SVIZZERA – Lasciarsi morire di fame e di sete: è un tema ancora tabù in Svizzera, secondo un sondaggio effetuato dalla Federazione dei medici svizzeri (FMH), assieme all’Università di scienze applicate di Zurigo (ZHAW). Stando allo studio,  risulta che oltre il 40% dei medici di famiglia si è già confrontato con casi di "digiuno terminale" o "digiuno ante mortem". 

Le ricerche sulla rinuncia volontaria ad ogni tipo di alimentazione solida o liquida sono scarse. Da qui l’idea – riporta l'ATS –dei ricercatori di saperne di più mediante un sondaggio rappresentativo condotto tra 750 medici in tutta la Svizzera. Il risultato ha sorpreso gli stessi ricercatori: oltre il 40% dei medici è stato confrontato almeno una volta con questo problema. In media, i medici hanno avuto a che fare con 11 casi del genere. "Non ci aspettavano una cifra così elevata", ha ammesso Sabrina Stängle, co-autrice dello studio citata in una nota odierna della ZHAW.

"In Svizzera – sostiene Stängle – manca un approccio omogeneo al fenomeno: andrebbe cercato un consenso per una presa a carico professionale e standardizzata di queste persone". In ogni caso, il 60% dei medici contattati credono che "un simile fenomeno sia un processo naturale associato alla morte e che andrebbe accompagnato da personale sanitario"; il 32% ha associato il problema a "una forma di aiuto passivo al suicidio" e il 6% "al suicidio assistito tout-court". A tale riguardo, sono in effetti necessarie cure palliative, come l’umidificazione regolare delle mucose buccali.

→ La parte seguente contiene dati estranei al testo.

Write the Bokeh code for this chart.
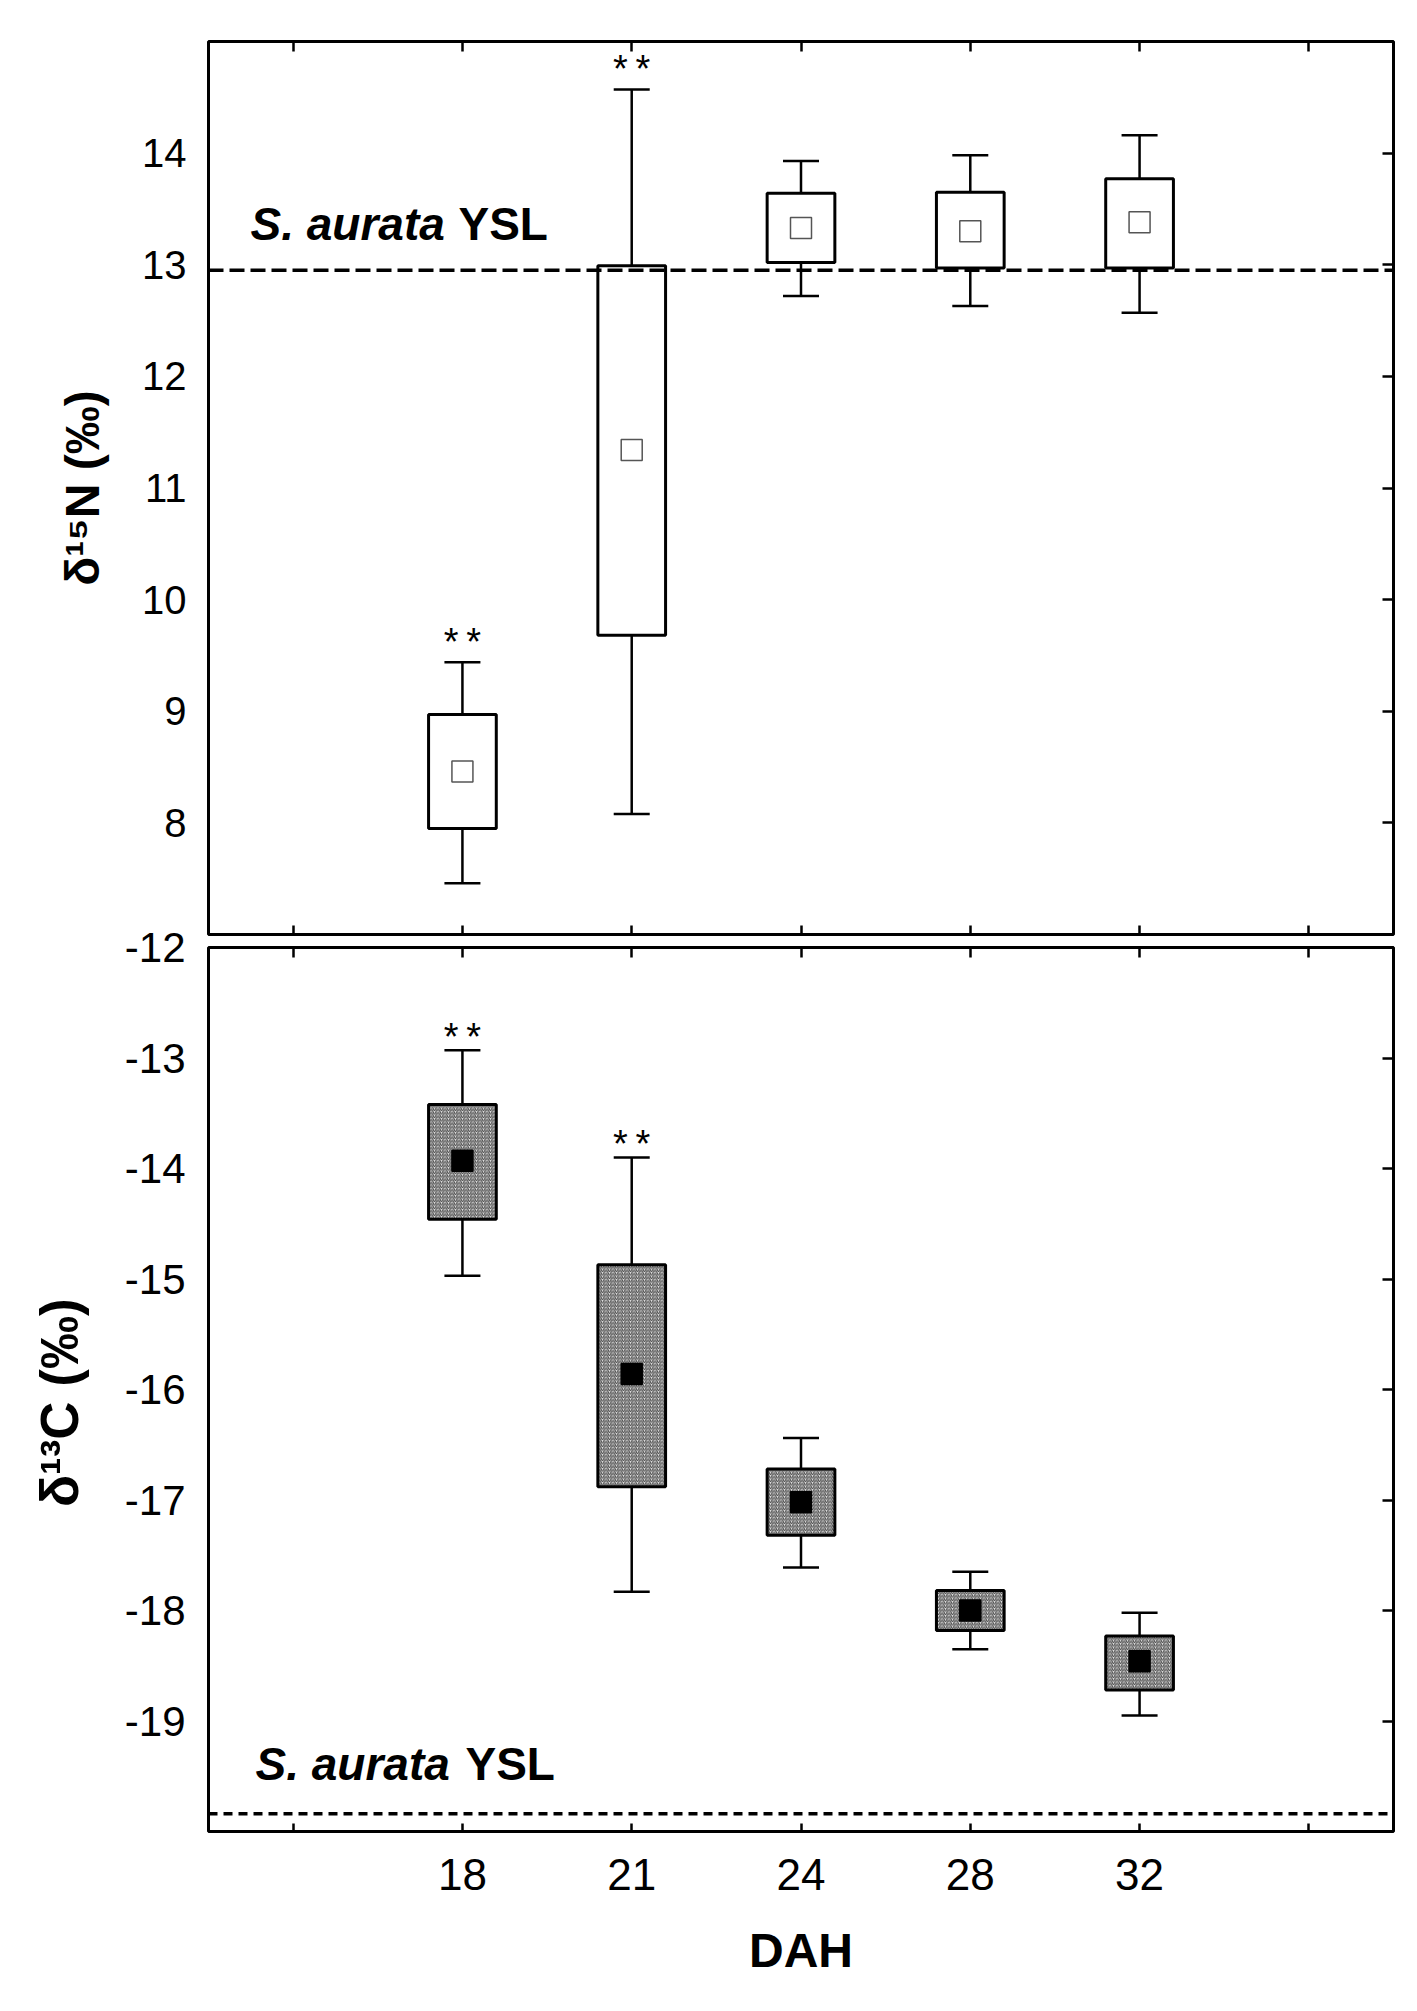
from bokeh.plotting import figure
from bokeh.models import Range1d, LinearAxis, FixedTicker, Span, Label, ColumnDataSource, Title
from bokeh.layouts import column
from bokeh.embed import file_html
from bokeh.resources import INLINE
from bokeh.core.properties import value

# ---------------- data ----------------
days = ["18", "21", "24", "28", "32"]

n_mean = [8.46, 11.34, 13.33, 13.30, 13.38]
n_box_low = [7.95, 9.68, 13.02, 12.97, 12.97]
n_box_high = [8.97, 12.99, 13.64, 13.65, 13.77]
n_whisk_low = [7.46, 8.08, 12.72, 12.63, 12.57]
n_whisk_high = [9.44, 14.57, 13.93, 13.98, 14.16]
n_sig = ["**", "**", "", "", ""]
n_ysl = 12.95

c_mean = [-13.93, -15.86, -17.02, -18.00, -18.46]
c_box_low = [-14.46, -16.88, -17.32, -18.18, -18.72]
c_box_high = [-13.42, -14.87, -16.72, -17.82, -18.23]
c_whisk_low = [-14.97, -17.83, -17.61, -18.35, -18.95]
c_whisk_high = [-12.93, -13.90, -16.44, -17.65, -18.02]
c_sig = ["**", "**", "", "", ""]
c_ysl = -19.84

n_ticks = [8, 9, 10, 11, 12, 13, 14]
c_ticks = [-19, -18, -17, -16, -15, -14, -13, -12]
n_range = (7, 15)
c_range = (-20, -12)

n_title = "δ¹⁵N (‰)"
c_title = "δ¹³C (‰)"
ysl_species = "S. aurata"
ysl_tag = "YSL"
x_title = "DAH"

# ---------------- helpers ----------------
FONT = "Liberation Sans"
xpos = [i + 1 for i in range(len(days))]
xticks = list(range(len(days) + 2))
xlabels = {0: "", len(days) + 1: ""}
xlabels.update({i + 1: d for i, d in enumerate(days)})


def blank_axis(ticks, tick_len):
    return LinearAxis(ticker=FixedTicker(ticks=ticks, minor_ticks=[]),
                      major_tick_in=tick_len, major_tick_out=0,
                      minor_tick_in=0, minor_tick_out=0,
                      major_tick_line_width=2.5, major_tick_line_color="black",
                      axis_line_color=None,
                      major_label_overrides={t: "" for t in ticks},
                      major_label_text_font_size="1px", major_label_standoff=0)


def make_panel(height, yr, yticks, borders, ylab_size, ylab_standoff, title, title_size,
               title_standoff, **extra):
    left, right, top, bottom = borders
    p = figure(width=1417, height=height,
               x_range=Range1d(-0.5, len(days) + 1.5), y_range=Range1d(*yr),
               x_axis_type=None, y_axis_type=None,
               output_backend="svg", toolbar_location=None,
               min_border_left=left, min_border_right=right,
               min_border_top=top, min_border_bottom=bottom,
               outline_line_color="black", outline_line_width=3,
               background_fill_color="white", **extra)
    ax = LinearAxis(ticker=FixedTicker(ticks=yticks, minor_ticks=[]),
                    major_tick_in=0, major_tick_out=0, minor_tick_in=0, minor_tick_out=0,
                    axis_line_color=None,
                    major_label_overrides={t: str(t) for t in yticks},
                    major_label_text_font=FONT, major_label_text_font_size=ylab_size,
                    major_label_text_color="black", major_label_standoff=ylab_standoff,
                    axis_label=title, axis_label_text_font=FONT,
                    axis_label_text_font_style="bold", axis_label_text_font_size=title_size,
                    axis_label_text_color="black", axis_label_standoff=title_standoff)
    p.add_layout(ax, "left")
    p.add_layout(blank_axis(yticks, 11), "right")
    p.add_layout(blank_axis(xticks, 10), "above")
    return p


def draw_boxes(p, mean, lo, hi, wlo, whi, sig, box_kw, mean_fill, mean_line, sig_offset):
    src = ColumnDataSource(dict(x=xpos, mean=mean, lo=lo, hi=hi, wlo=wlo, whi=whi))
    p.segment(x0="x", y0="hi", x1="x", y1="whi", source=src, line_color="black", line_width=2.5)
    p.segment(x0="x", y0="lo", x1="x", y1="wlo", source=src, line_color="black", line_width=2.5)
    p.scatter(x="x", y="whi", source=src, marker="dash", size=36, line_color="black", line_width=2.5)
    p.scatter(x="x", y="wlo", source=src, marker="dash", size=36, line_color="black", line_width=2.5)
    p.vbar(x="x", width=0.4, bottom="lo", top="hi", source=src,
           line_color="black", line_width=3, **box_kw)
    p.scatter(x="x", y="mean", source=src, marker="square", size=21,
              fill_color=mean_fill, line_color=mean_line, line_width=1.5)
    sx = [x for x, s in zip(xpos, sig) if s]
    sy = [y for y, s in zip(whi, sig) if s]
    st = ["\u2009".join(s) for s in sig if s]
    p.text(x=sx, y=sy, text=st, text_font=value(FONT), text_font_size="38px",
           text_align="center", text_baseline="alphabetic", y_offset=sig_offset,
           text_color="black")


def ysl_labels(p, x0, x1, y, size):
    p.add_layout(Label(x=x0, y=y, x_units="screen", y_units="screen", text=ysl_species,
                       text_font=FONT, text_font_style="bold italic", text_font_size=size,
                       text_color="black", text_baseline="alphabetic", text_align="left"))
    p.add_layout(Label(x=x1, y=y, x_units="screen", y_units="screen", text=ysl_tag,
                       text_font=FONT, text_font_style="bold", text_font_size=size,
                       text_color="black", text_baseline="alphabetic", text_align="left"))


# ---------------- top panel: d15N ----------------
p1 = make_panel(938, n_range, n_ticks, (208, 22, 41, 4), "40px", 22,
                n_title, "48px", 30, border_fill_color="white")
p1.add_layout(blank_axis(xticks, 9), "below")
p1.add_layout(Span(location=n_ysl, dimension="width", line_color="black",
                   line_width=3.5, line_dash="15 6"))
draw_boxes(p1, n_mean, n_box_low, n_box_high, n_whisk_low, n_whisk_high, n_sig,
           dict(fill_color="white"), "white", "#555555", -20)
ysl_labels(p1, 42, 250, 711, "46px")

# ---------------- bottom panel: d13C ----------------
p2 = make_panel(1100, c_range, c_ticks, (202, 24, 39, 177), "42px", 23,
                c_title + "\u2002", "53px", 33, border_fill_color=None, border_fill_alpha=0,
                margin=(-30, 0, 0, 0))
bx = LinearAxis(ticker=FixedTicker(ticks=xticks, minor_ticks=[]),
                major_tick_in=8, major_tick_out=0, minor_tick_in=0, minor_tick_out=0,
                major_tick_line_width=2.5, major_tick_line_color="black",
                axis_line_color=None, major_label_overrides=xlabels,
                major_label_text_font=FONT, major_label_text_font_size="44px",
                major_label_text_color="black", major_label_standoff=27)
p2.add_layout(bx, "below")
p2.add_layout(Title(text=x_title, align="center", text_font=FONT, text_font_style="bold",
                    text_font_size="48px", text_color="black", standoff=58), "below")
p2.add_layout(Span(location=c_ysl, dimension="width", line_color="black",
                   line_width=3.5, line_dash="9 6"))
draw_boxes(p2, c_mean, c_box_low, c_box_high, c_whisk_low, c_whisk_high, c_sig,
           dict(fill_color="#e2e2e2", hatch_pattern="/", hatch_color="#444444",
                hatch_scale=3.5, hatch_weight=1.0), "black", "black", -13)
ysl_labels(p2, 47, 257, 68, "46px")

layout = column(p1, p2, spacing=0)
open("out.html", "w").write(file_html(layout, INLINE))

Il progetto di ricerca si poneva come obiettivo anche di quantificare il numero di decessi nelle case per anziani o a domicilio attribuibili al "digiuno terminale". Per l’anno preso in considerazione, il 2017, si è giunti a 458 persone, pari all’1%. A parere degli estensori della pubblicazione, tale somma andrebbe moltiplicata per tre, se non di più: molte persone infatti non dichiarano apertamente di rinunciare a nutrirsi.